> [YOUR INSTRUCTIONS]
Omit every picture and return the rest of the data unaltered.

> [GIVEN INFORMATION]
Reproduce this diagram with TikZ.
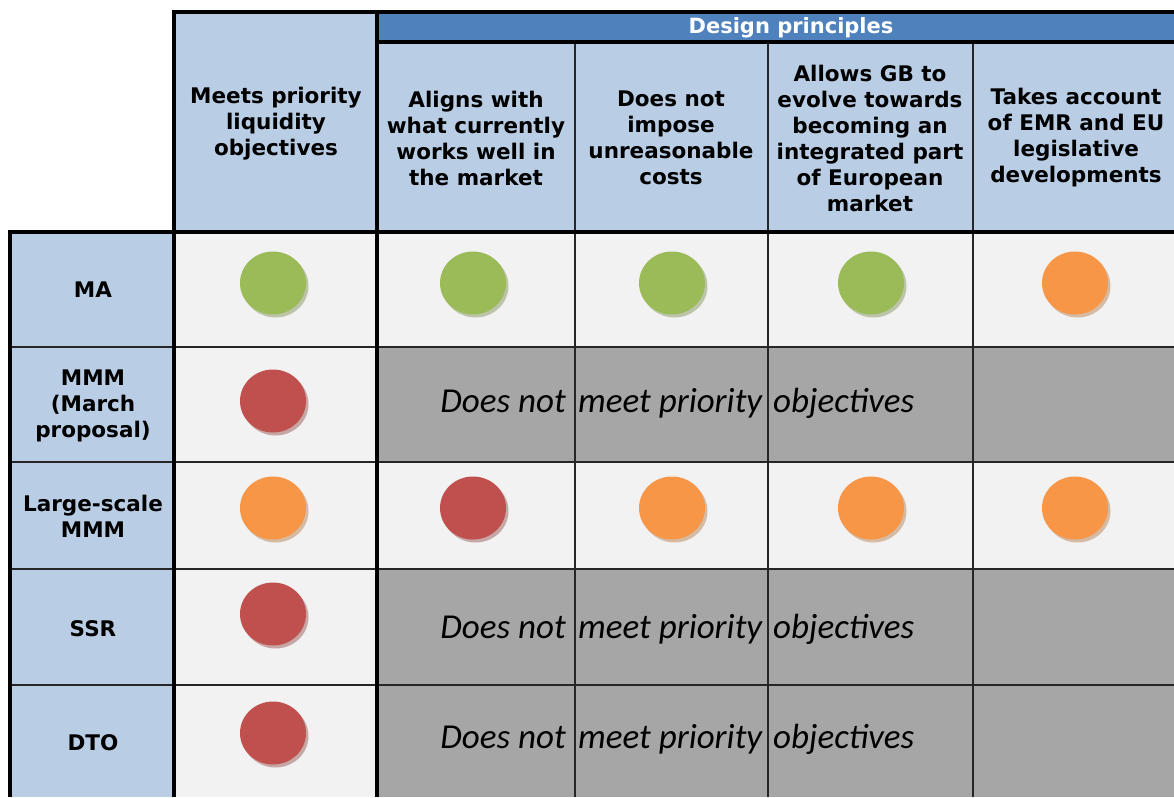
\documentclass[tikz,border=0pt]{standalone}
\usepackage{fontspec}
\setmainfont{DejaVu Sans}
\newfontfamily\cellfont{Carlito}
\usetikzlibrary{shapes.geometric,shadows}

\definecolor{headblue}{HTML}{B9CDE5}
\definecolor{bandblue}{HTML}{4F81BD}
\definecolor{cellgray}{HTML}{F2F2F2}
\definecolor{offgray}{HTML}{A6A6A6}
\definecolor{okgreen}{HTML}{9BBB59}
\definecolor{badred}{HTML}{C0504D}
\definecolor{midorange}{HTML}{F79646}

\tikzset{
    headtext/.style={font=\bfseries\fontsize{21.5}{26}\selectfont, align=center, inner sep=0pt},
    rowtext/.style={font=\bfseries\fontsize{21.5}{26}\selectfont, align=center, inner sep=0pt},
    offtext/.style={font=\cellfont\itshape\fontsize{35}{40}\selectfont, inner sep=0pt, anchor=base},
    rating/.style={ellipse, minimum width=66pt, minimum height=63pt, inner sep=0pt, fill=#1,
        drop shadow={shadow xshift=2.5pt, shadow yshift=-3pt, fill=#1!70!black, opacity=0.4}},
    thinline/.style={line width=1.3pt, black!85},
    thickline/.style={line width=4pt, black}
}

\begin{document}
\begin{tikzpicture}[x=1pt, y=-1pt]
    \useasboundingbox (0,0) rectangle (1174,797);

    % Cell fills
    \fill[headblue] (174,12) rectangle (377,232);
    \fill[bandblue] (377,12) rectangle (1174,42);
    \fill[headblue] (377,42) rectangle (1174,232);
    \fill[headblue] (10,232) rectangle (174,797);
    \fill[cellgray] (174,232) rectangle (1174,797);
    \fill[offgray] (377,347) rectangle (1174,462);
    \fill[offgray] (377,569) rectangle (1174,797);

    % Thin grid lines
    \foreach \y in {347,462,569,685}
        \draw[thinline] (10,\y) -- (1174,\y);
    \foreach \x in {575,768,973}
        \draw[thinline] (\x,42) -- (\x,797);

    % Thick borders
    \draw[thickline] (172,12) -- (1174,12);
    \draw[thickline] (377,42) -- (1174,42);
    \draw[thickline] (8,232) -- (1174,232);
    \draw[thickline] (174,12) -- (174,797);
    \draw[thickline] (377,12) -- (377,797);
    \draw[thickline] (10,230) -- (10,797);

    % Header texts
    \node[font=\bfseries\fontsize{21}{24}\selectfont, text=white, inner sep=0pt] (band) at (791,28) {Design principles};
    \node[headtext] (liquidity) at (276,124) {Meets priority\\liquidity\\objectives};
    \node[headtext] (aligns) at (476,138) {Aligns with\\what currently\\works well in\\the market};
    \node[headtext] (costs) at (671,138) {Does not\\impose\\unreasonable\\costs};
    \node[headtext] (europe) at (870,138) {Allows GB to\\evolve towards\\becoming an\\integrated part\\of European\\market};
    \node[headtext] (emr) at (1076,138) {Takes account\\of EMR and EU\\legislative\\developments};

    % Row labels
    \node[rowtext] (ma) at (93,290) {MA};
    \node[rowtext] (mmm) at (93,406) {MMM\\(March\\proposal)};
    \node[rowtext] (large) at (93,516) {Large-scale\\MMM};
    \node[rowtext] (ssr) at (93,629) {SSR};
    \node[rowtext] (dto) at (93,743) {DTO};

    % Ratings
    \foreach \x/\c [count=\i] in {273/okgreen, 473/okgreen, 672/okgreen, 871/okgreen, 1075/midorange}
        \node[rating=\c] (ma\i) at (\x,283) {};
    \foreach \x/\c [count=\i] in {273/midorange, 473/badred, 672/midorange, 871/midorange, 1075/midorange}
        \node[rating=\c] (large\i) at (\x,508) {};
    \node[rating=badred] (mmm1) at (273,401) {};
    \node[rating=badred] (ssr1) at (273,614) {};
    \node[rating=badred] (dto1) at (273,733) {};

    % Rows that fail the priority objectives
    \foreach \y/\r in {412/mmm, 638/ssr, 748/dto} {
        \node[offtext, anchor=base east] (\r a) at (566,\y) {Does not};
        \node[offtext, anchor=base west] (\r b) at (578,\y) {meet priority};
        \node[offtext, anchor=base west] (\r c) at (773,\y) {objectives};
    }
\end{tikzpicture}
\end{document}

> [SOLUTION TO THE EXERCISE]
Reproduce this diagram with TikZ.
\documentclass[tikz,border=0pt]{standalone}
\usepackage{fontspec}
\setmainfont{DejaVu Sans}
\newfontfamily\cellfont{Carlito}
\usetikzlibrary{shapes.geometric,shadows}

\definecolor{headblue}{HTML}{B9CDE5}
\definecolor{bandblue}{HTML}{4F81BD}
\definecolor{cellgray}{HTML}{F2F2F2}
\definecolor{offgray}{HTML}{A6A6A6}
\definecolor{okgreen}{HTML}{9BBB59}
\definecolor{badred}{HTML}{C0504D}
\definecolor{midorange}{HTML}{F79646}

\tikzset{
    headtext/.style={font=\bfseries\fontsize{21.5}{26}\selectfont, align=center, inner sep=0pt},
    rowtext/.style={font=\bfseries\fontsize{21.5}{26}\selectfont, align=center, inner sep=0pt},
    offtext/.style={font=\cellfont\itshape\fontsize{35}{40}\selectfont, inner sep=0pt, anchor=base},
    rating/.style={ellipse, minimum width=66pt, minimum height=63pt, inner sep=0pt, fill=#1,
        drop shadow={shadow xshift=2.5pt, shadow yshift=-3pt, fill=#1!70!black, opacity=0.4}},
    thinline/.style={line width=1.3pt, black!85},
    thickline/.style={line width=4pt, black}
}

\begin{document}
\begin{tikzpicture}[x=1pt, y=-1pt]
    \useasboundingbox (0,0) rectangle (1174,797);

    % Cell fills
    \fill[headblue] (174,12) rectangle (377,232);
    \fill[bandblue] (377,12) rectangle (1174,42);
    \fill[headblue] (377,42) rectangle (1174,232);
    \fill[headblue] (10,232) rectangle (174,797);
    \fill[cellgray] (174,232) rectangle (1174,797);
    \fill[offgray] (377,347) rectangle (1174,462);
    \fill[offgray] (377,569) rectangle (1174,797);

    % Thin grid lines
    \foreach \y in {347,462,569,685}
        \draw[thinline] (10,\y) -- (1174,\y);
    \foreach \x in {575,768,973}
        \draw[thinline] (\x,42) -- (\x,797);

    % Thick borders
    \draw[thickline] (172,12) -- (1174,12);
    \draw[thickline] (377,42) -- (1174,42);
    \draw[thickline] (8,232) -- (1174,232);
    \draw[thickline] (174,12) -- (174,797);
    \draw[thickline] (377,12) -- (377,797);
    \draw[thickline] (10,230) -- (10,797);

    % Header texts
    \node[font=\bfseries\fontsize{21}{24}\selectfont, text=white, inner sep=0pt] (band) at (791,28) {Design principles};
    \node[headtext] (liquidity) at (276,124) {Meets priority\\liquidity\\objectives};
    \node[headtext] (aligns) at (476,138) {Aligns with\\what currently\\works well in\\the market};
    \node[headtext] (costs) at (671,138) {Does not\\impose\\unreasonable\\costs};
    \node[headtext] (europe) at (870,138) {Allows GB to\\evolve towards\\becoming an\\integrated part\\of European\\market};
    \node[headtext] (emr) at (1076,138) {Takes account\\of EMR and EU\\legislative\\developments};

    % Row labels
    \node[rowtext] (ma) at (93,290) {MA};
    \node[rowtext] (mmm) at (93,406) {MMM\\(March\\proposal)};
    \node[rowtext] (large) at (93,516) {Large-scale\\MMM};
    \node[rowtext] (ssr) at (93,629) {SSR};
    \node[rowtext] (dto) at (93,743) {DTO};

    % Ratings
    \foreach \x/\c [count=\i] in {273/okgreen, 473/okgreen, 672/okgreen, 871/okgreen, 1075/midorange}
        \node[rating=\c] (ma\i) at (\x,283) {};
    \foreach \x/\c [count=\i] in {273/midorange, 473/badred, 672/midorange, 871/midorange, 1075/midorange}
        \node[rating=\c] (large\i) at (\x,508) {};
    \node[rating=badred] (mmm1) at (273,401) {};
    \node[rating=badred] (ssr1) at (273,614) {};
    \node[rating=badred] (dto1) at (273,733) {};

    % Rows that fail the priority objectives
    \foreach \y/\r in {412/mmm, 638/ssr, 748/dto} {
        \node[offtext, anchor=base east] (\r a) at (566,\y) {Does not};
        \node[offtext, anchor=base west] (\r b) at (578,\y) {meet priority};
        \node[offtext, anchor=base west] (\r c) at (773,\y) {objectives};
    }
\end{tikzpicture}
\end{document}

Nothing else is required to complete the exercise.